## Problem to solve
Exclude images, then output the remaining data verbatim.

>> start Recorded information

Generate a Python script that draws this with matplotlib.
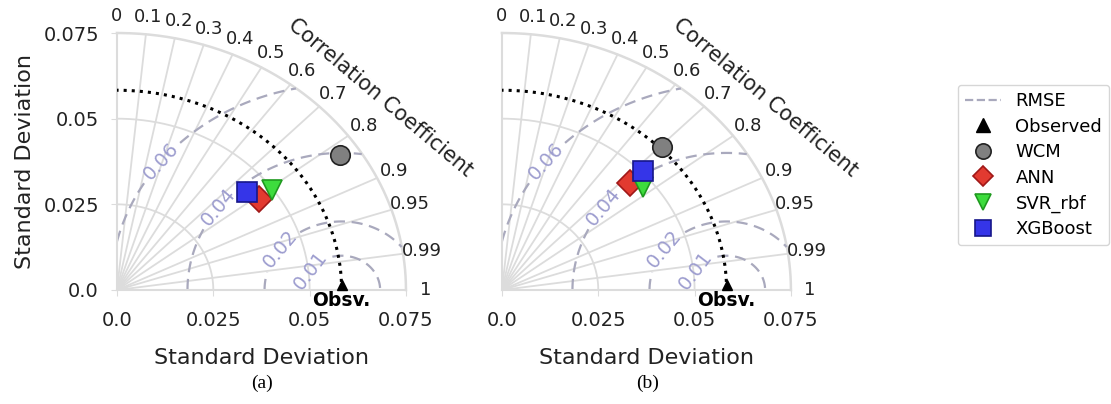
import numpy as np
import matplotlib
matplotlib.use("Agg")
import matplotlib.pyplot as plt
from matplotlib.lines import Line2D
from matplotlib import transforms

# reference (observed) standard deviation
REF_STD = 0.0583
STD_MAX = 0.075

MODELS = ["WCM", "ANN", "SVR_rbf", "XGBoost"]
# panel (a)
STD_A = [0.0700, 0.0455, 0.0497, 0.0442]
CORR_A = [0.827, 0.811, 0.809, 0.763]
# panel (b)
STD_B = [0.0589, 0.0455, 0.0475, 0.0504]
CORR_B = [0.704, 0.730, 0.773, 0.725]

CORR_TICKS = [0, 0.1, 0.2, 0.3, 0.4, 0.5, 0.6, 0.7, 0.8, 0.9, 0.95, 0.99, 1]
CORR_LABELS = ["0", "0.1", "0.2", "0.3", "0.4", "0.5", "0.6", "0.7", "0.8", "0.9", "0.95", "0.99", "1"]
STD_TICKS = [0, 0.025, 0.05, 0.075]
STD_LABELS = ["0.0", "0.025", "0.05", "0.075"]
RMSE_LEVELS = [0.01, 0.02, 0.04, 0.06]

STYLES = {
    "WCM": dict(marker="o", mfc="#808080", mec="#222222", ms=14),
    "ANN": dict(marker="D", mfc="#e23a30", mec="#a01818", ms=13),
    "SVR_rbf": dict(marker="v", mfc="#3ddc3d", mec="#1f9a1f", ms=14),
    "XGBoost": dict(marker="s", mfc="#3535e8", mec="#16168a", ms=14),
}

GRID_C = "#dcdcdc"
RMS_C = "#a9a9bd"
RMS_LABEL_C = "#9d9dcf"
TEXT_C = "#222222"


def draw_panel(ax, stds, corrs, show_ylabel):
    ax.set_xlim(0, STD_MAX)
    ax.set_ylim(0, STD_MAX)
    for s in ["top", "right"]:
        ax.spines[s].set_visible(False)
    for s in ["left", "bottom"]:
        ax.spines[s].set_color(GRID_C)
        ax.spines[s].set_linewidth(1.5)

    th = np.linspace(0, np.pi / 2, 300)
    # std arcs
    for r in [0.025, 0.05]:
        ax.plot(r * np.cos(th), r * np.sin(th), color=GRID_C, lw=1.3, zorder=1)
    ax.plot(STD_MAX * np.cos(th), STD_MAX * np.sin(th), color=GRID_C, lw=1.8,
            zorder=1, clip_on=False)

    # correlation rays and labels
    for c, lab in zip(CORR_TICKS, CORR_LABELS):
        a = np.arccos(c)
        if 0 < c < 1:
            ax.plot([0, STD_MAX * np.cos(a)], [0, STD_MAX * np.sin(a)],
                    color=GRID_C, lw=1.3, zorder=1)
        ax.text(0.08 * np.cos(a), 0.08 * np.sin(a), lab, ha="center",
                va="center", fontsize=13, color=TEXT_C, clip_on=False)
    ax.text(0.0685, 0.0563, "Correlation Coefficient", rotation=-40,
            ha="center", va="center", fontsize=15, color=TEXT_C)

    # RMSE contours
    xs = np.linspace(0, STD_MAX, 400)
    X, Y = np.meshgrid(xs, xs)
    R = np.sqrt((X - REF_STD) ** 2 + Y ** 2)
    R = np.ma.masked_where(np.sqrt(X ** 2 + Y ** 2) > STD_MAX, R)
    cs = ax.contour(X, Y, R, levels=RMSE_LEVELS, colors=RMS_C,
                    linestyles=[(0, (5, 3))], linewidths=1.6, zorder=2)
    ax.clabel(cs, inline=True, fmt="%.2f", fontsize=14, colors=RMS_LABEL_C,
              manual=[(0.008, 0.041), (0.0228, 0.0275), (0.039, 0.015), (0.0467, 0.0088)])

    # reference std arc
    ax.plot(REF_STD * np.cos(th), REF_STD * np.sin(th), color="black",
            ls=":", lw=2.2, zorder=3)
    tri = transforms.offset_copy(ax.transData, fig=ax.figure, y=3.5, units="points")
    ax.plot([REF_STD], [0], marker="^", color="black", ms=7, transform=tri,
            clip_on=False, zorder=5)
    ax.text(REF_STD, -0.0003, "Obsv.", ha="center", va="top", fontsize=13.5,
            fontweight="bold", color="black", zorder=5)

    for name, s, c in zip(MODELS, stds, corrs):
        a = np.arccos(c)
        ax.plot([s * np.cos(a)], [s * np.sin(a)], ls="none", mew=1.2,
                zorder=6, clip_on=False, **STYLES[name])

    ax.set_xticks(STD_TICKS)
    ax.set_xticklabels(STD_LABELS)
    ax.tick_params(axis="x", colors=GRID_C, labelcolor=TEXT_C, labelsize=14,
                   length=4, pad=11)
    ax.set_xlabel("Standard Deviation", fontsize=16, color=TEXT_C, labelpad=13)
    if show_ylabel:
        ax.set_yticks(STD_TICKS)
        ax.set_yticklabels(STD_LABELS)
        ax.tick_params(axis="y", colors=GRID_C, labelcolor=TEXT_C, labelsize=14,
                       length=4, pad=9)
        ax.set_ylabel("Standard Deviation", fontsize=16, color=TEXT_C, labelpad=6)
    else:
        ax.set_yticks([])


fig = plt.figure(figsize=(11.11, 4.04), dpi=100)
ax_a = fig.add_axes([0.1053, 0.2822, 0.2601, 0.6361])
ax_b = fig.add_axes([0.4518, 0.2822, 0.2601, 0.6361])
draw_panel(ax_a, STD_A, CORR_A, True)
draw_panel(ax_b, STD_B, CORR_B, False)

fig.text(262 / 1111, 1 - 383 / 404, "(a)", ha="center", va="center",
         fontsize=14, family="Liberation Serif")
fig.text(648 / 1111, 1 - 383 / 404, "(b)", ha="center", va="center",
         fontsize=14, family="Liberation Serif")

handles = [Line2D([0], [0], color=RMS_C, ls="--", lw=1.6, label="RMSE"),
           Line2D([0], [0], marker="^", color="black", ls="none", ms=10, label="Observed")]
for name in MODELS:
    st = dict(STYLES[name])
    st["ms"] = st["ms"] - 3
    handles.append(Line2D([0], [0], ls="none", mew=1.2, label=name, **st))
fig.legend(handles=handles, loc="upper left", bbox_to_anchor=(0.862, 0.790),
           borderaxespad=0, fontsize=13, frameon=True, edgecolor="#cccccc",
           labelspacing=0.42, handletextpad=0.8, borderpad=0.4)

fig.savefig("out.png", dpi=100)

>> end Recorded information

## Full answer
Generate a Python script that draws this with matplotlib.
import numpy as np
import matplotlib
matplotlib.use("Agg")
import matplotlib.pyplot as plt
from matplotlib.lines import Line2D
from matplotlib import transforms

# reference (observed) standard deviation
REF_STD = 0.0583
STD_MAX = 0.075

MODELS = ["WCM", "ANN", "SVR_rbf", "XGBoost"]
# panel (a)
STD_A = [0.0700, 0.0455, 0.0497, 0.0442]
CORR_A = [0.827, 0.811, 0.809, 0.763]
# panel (b)
STD_B = [0.0589, 0.0455, 0.0475, 0.0504]
CORR_B = [0.704, 0.730, 0.773, 0.725]

CORR_TICKS = [0, 0.1, 0.2, 0.3, 0.4, 0.5, 0.6, 0.7, 0.8, 0.9, 0.95, 0.99, 1]
CORR_LABELS = ["0", "0.1", "0.2", "0.3", "0.4", "0.5", "0.6", "0.7", "0.8", "0.9", "0.95", "0.99", "1"]
STD_TICKS = [0, 0.025, 0.05, 0.075]
STD_LABELS = ["0.0", "0.025", "0.05", "0.075"]
RMSE_LEVELS = [0.01, 0.02, 0.04, 0.06]

STYLES = {
    "WCM": dict(marker="o", mfc="#808080", mec="#222222", ms=14),
    "ANN": dict(marker="D", mfc="#e23a30", mec="#a01818", ms=13),
    "SVR_rbf": dict(marker="v", mfc="#3ddc3d", mec="#1f9a1f", ms=14),
    "XGBoost": dict(marker="s", mfc="#3535e8", mec="#16168a", ms=14),
}

GRID_C = "#dcdcdc"
RMS_C = "#a9a9bd"
RMS_LABEL_C = "#9d9dcf"
TEXT_C = "#222222"


def draw_panel(ax, stds, corrs, show_ylabel):
    ax.set_xlim(0, STD_MAX)
    ax.set_ylim(0, STD_MAX)
    for s in ["top", "right"]:
        ax.spines[s].set_visible(False)
    for s in ["left", "bottom"]:
        ax.spines[s].set_color(GRID_C)
        ax.spines[s].set_linewidth(1.5)

    th = np.linspace(0, np.pi / 2, 300)
    # std arcs
    for r in [0.025, 0.05]:
        ax.plot(r * np.cos(th), r * np.sin(th), color=GRID_C, lw=1.3, zorder=1)
    ax.plot(STD_MAX * np.cos(th), STD_MAX * np.sin(th), color=GRID_C, lw=1.8,
            zorder=1, clip_on=False)

    # correlation rays and labels
    for c, lab in zip(CORR_TICKS, CORR_LABELS):
        a = np.arccos(c)
        if 0 < c < 1:
            ax.plot([0, STD_MAX * np.cos(a)], [0, STD_MAX * np.sin(a)],
                    color=GRID_C, lw=1.3, zorder=1)
        ax.text(0.08 * np.cos(a), 0.08 * np.sin(a), lab, ha="center",
                va="center", fontsize=13, color=TEXT_C, clip_on=False)
    ax.text(0.0685, 0.0563, "Correlation Coefficient", rotation=-40,
            ha="center", va="center", fontsize=15, color=TEXT_C)

    # RMSE contours
    xs = np.linspace(0, STD_MAX, 400)
    X, Y = np.meshgrid(xs, xs)
    R = np.sqrt((X - REF_STD) ** 2 + Y ** 2)
    R = np.ma.masked_where(np.sqrt(X ** 2 + Y ** 2) > STD_MAX, R)
    cs = ax.contour(X, Y, R, levels=RMSE_LEVELS, colors=RMS_C,
                    linestyles=[(0, (5, 3))], linewidths=1.6, zorder=2)
    ax.clabel(cs, inline=True, fmt="%.2f", fontsize=14, colors=RMS_LABEL_C,
              manual=[(0.008, 0.041), (0.0228, 0.0275), (0.039, 0.015), (0.0467, 0.0088)])

    # reference std arc
    ax.plot(REF_STD * np.cos(th), REF_STD * np.sin(th), color="black",
            ls=":", lw=2.2, zorder=3)
    tri = transforms.offset_copy(ax.transData, fig=ax.figure, y=3.5, units="points")
    ax.plot([REF_STD], [0], marker="^", color="black", ms=7, transform=tri,
            clip_on=False, zorder=5)
    ax.text(REF_STD, -0.0003, "Obsv.", ha="center", va="top", fontsize=13.5,
            fontweight="bold", color="black", zorder=5)

    for name, s, c in zip(MODELS, stds, corrs):
        a = np.arccos(c)
        ax.plot([s * np.cos(a)], [s * np.sin(a)], ls="none", mew=1.2,
                zorder=6, clip_on=False, **STYLES[name])

    ax.set_xticks(STD_TICKS)
    ax.set_xticklabels(STD_LABELS)
    ax.tick_params(axis="x", colors=GRID_C, labelcolor=TEXT_C, labelsize=14,
                   length=4, pad=11)
    ax.set_xlabel("Standard Deviation", fontsize=16, color=TEXT_C, labelpad=13)
    if show_ylabel:
        ax.set_yticks(STD_TICKS)
        ax.set_yticklabels(STD_LABELS)
        ax.tick_params(axis="y", colors=GRID_C, labelcolor=TEXT_C, labelsize=14,
                       length=4, pad=9)
        ax.set_ylabel("Standard Deviation", fontsize=16, color=TEXT_C, labelpad=6)
    else:
        ax.set_yticks([])


fig = plt.figure(figsize=(11.11, 4.04), dpi=100)
ax_a = fig.add_axes([0.1053, 0.2822, 0.2601, 0.6361])
ax_b = fig.add_axes([0.4518, 0.2822, 0.2601, 0.6361])
draw_panel(ax_a, STD_A, CORR_A, True)
draw_panel(ax_b, STD_B, CORR_B, False)

fig.text(262 / 1111, 1 - 383 / 404, "(a)", ha="center", va="center",
         fontsize=14, family="Liberation Serif")
fig.text(648 / 1111, 1 - 383 / 404, "(b)", ha="center", va="center",
         fontsize=14, family="Liberation Serif")

handles = [Line2D([0], [0], color=RMS_C, ls="--", lw=1.6, label="RMSE"),
           Line2D([0], [0], marker="^", color="black", ls="none", ms=10, label="Observed")]
for name in MODELS:
    st = dict(STYLES[name])
    st["ms"] = st["ms"] - 3
    handles.append(Line2D([0], [0], ls="none", mew=1.2, label=name, **st))
fig.legend(handles=handles, loc="upper left", bbox_to_anchor=(0.862, 0.790),
           borderaxespad=0, fontsize=13, frameon=True, edgecolor="#cccccc",
           labelspacing=0.42, handletextpad=0.8, borderpad=0.4)

fig.savefig("out.png", dpi=100)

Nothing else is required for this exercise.